## [Requirement]
Scan the records below. List lines holding "that".

[Rows from a dataset of charts and code]
======

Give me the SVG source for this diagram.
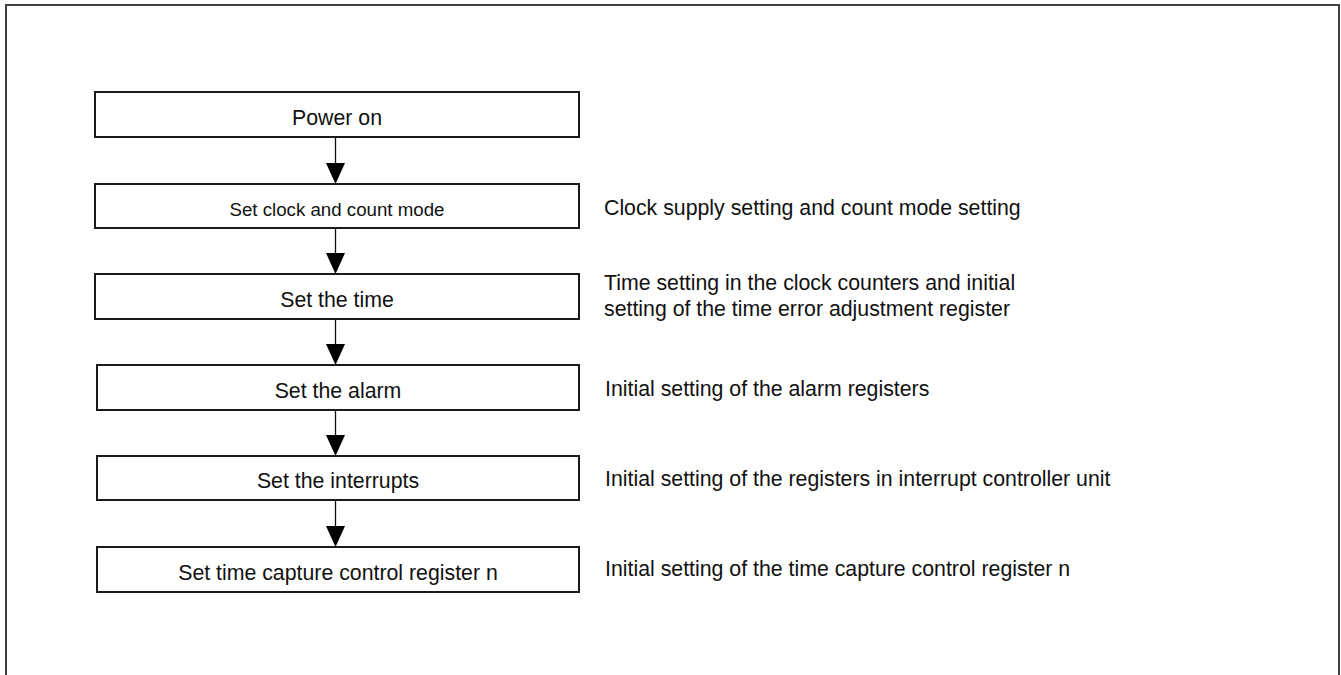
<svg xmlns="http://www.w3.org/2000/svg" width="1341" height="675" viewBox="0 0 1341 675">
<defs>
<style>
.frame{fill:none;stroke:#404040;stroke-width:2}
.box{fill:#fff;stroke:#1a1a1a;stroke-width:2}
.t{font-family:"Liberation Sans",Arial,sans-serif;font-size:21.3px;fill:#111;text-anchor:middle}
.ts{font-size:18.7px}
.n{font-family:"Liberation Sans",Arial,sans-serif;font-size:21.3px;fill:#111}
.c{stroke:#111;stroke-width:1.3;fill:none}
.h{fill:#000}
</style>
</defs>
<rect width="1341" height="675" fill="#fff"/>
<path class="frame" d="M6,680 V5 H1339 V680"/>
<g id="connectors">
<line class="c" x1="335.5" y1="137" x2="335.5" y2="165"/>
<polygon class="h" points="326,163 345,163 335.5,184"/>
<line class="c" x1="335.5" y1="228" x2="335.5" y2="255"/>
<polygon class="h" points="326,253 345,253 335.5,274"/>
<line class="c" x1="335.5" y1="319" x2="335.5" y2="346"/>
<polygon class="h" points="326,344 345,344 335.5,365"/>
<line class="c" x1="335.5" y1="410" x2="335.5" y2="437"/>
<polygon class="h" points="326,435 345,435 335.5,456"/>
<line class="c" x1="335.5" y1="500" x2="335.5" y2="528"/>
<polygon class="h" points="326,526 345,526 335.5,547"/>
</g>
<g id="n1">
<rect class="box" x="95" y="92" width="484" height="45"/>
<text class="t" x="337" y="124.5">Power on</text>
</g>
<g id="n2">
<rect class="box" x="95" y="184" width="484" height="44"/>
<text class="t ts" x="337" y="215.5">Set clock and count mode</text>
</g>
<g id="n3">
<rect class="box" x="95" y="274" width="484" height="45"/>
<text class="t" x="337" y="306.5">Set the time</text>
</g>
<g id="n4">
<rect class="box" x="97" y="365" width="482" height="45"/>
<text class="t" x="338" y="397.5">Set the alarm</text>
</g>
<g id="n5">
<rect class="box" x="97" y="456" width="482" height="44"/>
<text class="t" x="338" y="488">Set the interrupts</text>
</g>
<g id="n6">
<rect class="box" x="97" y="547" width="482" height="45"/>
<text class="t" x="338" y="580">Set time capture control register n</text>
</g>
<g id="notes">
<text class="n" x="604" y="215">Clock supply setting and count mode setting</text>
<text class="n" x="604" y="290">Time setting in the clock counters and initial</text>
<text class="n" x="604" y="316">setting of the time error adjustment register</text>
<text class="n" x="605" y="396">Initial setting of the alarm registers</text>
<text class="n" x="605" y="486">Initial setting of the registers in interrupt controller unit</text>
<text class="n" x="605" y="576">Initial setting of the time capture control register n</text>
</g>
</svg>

======

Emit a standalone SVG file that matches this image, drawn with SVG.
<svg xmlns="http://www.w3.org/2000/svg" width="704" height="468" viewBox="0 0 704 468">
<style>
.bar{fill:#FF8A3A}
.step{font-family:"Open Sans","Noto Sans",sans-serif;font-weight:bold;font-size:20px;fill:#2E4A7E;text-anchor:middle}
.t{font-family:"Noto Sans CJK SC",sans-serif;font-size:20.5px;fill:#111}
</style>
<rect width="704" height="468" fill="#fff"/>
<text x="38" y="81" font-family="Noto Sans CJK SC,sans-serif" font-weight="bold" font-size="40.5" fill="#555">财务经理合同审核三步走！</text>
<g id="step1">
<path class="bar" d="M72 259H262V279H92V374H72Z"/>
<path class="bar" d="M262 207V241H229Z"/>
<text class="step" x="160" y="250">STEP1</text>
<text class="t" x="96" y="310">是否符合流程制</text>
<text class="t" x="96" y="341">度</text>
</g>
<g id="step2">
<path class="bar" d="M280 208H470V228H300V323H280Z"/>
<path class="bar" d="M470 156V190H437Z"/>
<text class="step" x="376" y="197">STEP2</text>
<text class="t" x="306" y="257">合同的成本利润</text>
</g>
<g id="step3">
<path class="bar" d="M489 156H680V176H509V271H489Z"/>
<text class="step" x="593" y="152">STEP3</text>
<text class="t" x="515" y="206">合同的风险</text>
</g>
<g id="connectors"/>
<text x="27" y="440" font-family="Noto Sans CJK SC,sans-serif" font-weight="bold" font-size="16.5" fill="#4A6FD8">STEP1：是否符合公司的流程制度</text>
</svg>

======

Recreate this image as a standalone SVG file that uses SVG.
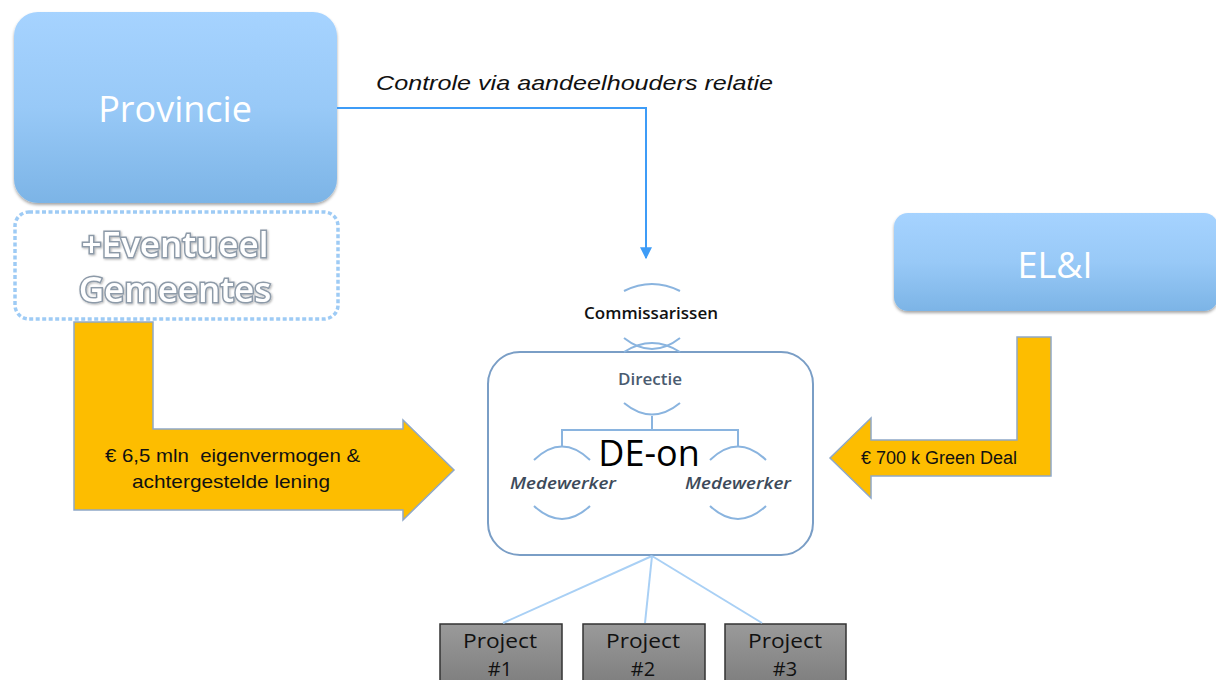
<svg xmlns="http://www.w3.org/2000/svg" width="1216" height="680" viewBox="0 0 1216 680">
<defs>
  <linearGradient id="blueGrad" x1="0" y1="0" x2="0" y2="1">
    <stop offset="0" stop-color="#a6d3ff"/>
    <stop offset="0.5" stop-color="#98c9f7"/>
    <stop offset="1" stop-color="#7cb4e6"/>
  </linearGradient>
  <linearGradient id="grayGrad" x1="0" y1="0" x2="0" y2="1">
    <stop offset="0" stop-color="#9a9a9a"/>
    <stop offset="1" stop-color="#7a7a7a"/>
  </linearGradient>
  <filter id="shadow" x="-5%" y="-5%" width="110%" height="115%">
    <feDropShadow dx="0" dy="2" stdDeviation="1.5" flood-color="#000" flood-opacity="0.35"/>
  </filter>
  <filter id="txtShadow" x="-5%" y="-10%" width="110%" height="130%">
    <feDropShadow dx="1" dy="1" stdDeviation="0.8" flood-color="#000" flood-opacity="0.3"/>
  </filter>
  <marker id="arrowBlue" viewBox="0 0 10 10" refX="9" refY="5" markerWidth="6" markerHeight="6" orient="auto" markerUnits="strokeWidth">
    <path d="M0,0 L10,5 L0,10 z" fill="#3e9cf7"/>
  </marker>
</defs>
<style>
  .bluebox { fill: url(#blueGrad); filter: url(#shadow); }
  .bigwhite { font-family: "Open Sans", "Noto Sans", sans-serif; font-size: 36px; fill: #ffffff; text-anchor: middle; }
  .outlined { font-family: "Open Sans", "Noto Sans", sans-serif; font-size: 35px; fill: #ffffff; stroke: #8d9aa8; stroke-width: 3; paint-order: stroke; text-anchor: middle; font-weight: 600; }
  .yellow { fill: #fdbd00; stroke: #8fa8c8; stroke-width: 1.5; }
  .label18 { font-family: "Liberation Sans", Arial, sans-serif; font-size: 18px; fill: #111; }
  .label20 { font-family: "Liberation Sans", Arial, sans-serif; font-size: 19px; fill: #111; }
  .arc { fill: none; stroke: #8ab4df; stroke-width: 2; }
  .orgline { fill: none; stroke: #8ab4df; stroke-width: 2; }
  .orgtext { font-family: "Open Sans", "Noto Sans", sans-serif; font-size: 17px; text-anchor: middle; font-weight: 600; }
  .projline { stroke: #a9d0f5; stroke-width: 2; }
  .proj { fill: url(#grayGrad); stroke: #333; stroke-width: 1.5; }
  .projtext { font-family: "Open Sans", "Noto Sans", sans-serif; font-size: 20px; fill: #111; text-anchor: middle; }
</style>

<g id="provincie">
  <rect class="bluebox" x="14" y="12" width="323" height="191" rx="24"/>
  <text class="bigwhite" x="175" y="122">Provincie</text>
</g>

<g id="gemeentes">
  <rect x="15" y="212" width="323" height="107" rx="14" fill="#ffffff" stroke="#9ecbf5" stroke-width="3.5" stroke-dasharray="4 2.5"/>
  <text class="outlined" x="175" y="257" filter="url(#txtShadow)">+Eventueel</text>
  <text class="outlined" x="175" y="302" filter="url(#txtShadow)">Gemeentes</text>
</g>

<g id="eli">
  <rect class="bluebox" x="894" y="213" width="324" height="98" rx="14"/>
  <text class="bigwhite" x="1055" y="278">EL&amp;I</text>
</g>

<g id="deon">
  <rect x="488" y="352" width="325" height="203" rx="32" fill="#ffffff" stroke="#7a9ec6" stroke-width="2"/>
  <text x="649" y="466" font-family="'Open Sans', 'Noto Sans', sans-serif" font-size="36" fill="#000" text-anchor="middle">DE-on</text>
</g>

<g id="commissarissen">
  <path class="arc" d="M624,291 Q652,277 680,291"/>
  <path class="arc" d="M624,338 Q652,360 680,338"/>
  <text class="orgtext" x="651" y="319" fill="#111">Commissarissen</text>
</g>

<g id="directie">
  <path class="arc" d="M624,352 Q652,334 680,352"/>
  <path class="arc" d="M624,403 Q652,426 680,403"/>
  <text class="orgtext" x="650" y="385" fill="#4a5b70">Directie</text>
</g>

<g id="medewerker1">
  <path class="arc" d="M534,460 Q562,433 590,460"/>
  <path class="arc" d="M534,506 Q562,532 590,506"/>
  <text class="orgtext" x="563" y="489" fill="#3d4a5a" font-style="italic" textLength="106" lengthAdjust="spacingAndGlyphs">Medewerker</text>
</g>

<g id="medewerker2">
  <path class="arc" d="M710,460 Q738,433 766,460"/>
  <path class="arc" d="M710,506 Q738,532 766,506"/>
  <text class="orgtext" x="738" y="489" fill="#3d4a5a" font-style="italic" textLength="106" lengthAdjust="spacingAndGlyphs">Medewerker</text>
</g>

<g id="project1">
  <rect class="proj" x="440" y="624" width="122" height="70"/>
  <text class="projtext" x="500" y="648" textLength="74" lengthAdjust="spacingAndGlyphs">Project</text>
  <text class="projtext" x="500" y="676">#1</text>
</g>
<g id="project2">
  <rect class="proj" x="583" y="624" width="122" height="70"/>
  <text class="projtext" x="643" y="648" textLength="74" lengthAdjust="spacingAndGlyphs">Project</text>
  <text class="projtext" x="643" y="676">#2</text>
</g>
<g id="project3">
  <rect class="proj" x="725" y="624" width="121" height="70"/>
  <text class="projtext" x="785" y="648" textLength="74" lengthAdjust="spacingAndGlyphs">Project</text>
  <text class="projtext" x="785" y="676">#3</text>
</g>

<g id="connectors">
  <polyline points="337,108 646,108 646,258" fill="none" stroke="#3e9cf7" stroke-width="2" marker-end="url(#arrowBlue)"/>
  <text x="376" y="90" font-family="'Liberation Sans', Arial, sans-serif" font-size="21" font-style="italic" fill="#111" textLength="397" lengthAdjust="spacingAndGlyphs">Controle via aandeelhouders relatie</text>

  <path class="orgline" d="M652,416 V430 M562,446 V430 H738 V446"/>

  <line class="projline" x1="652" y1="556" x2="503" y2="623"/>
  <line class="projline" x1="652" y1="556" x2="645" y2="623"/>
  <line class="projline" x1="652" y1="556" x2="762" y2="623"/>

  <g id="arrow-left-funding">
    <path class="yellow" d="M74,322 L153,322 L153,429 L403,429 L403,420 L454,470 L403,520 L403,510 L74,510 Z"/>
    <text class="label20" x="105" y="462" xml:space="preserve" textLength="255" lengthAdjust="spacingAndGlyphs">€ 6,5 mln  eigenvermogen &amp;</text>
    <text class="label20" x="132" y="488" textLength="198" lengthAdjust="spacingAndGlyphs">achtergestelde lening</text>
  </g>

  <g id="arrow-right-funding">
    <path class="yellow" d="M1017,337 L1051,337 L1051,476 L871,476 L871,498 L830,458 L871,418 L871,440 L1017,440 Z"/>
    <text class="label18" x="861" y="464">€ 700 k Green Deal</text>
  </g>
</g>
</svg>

======

## [Full response]
Emit a standalone SVG file that matches this image, drawn with SVG.
Recreate this image as a standalone SVG file that uses SVG.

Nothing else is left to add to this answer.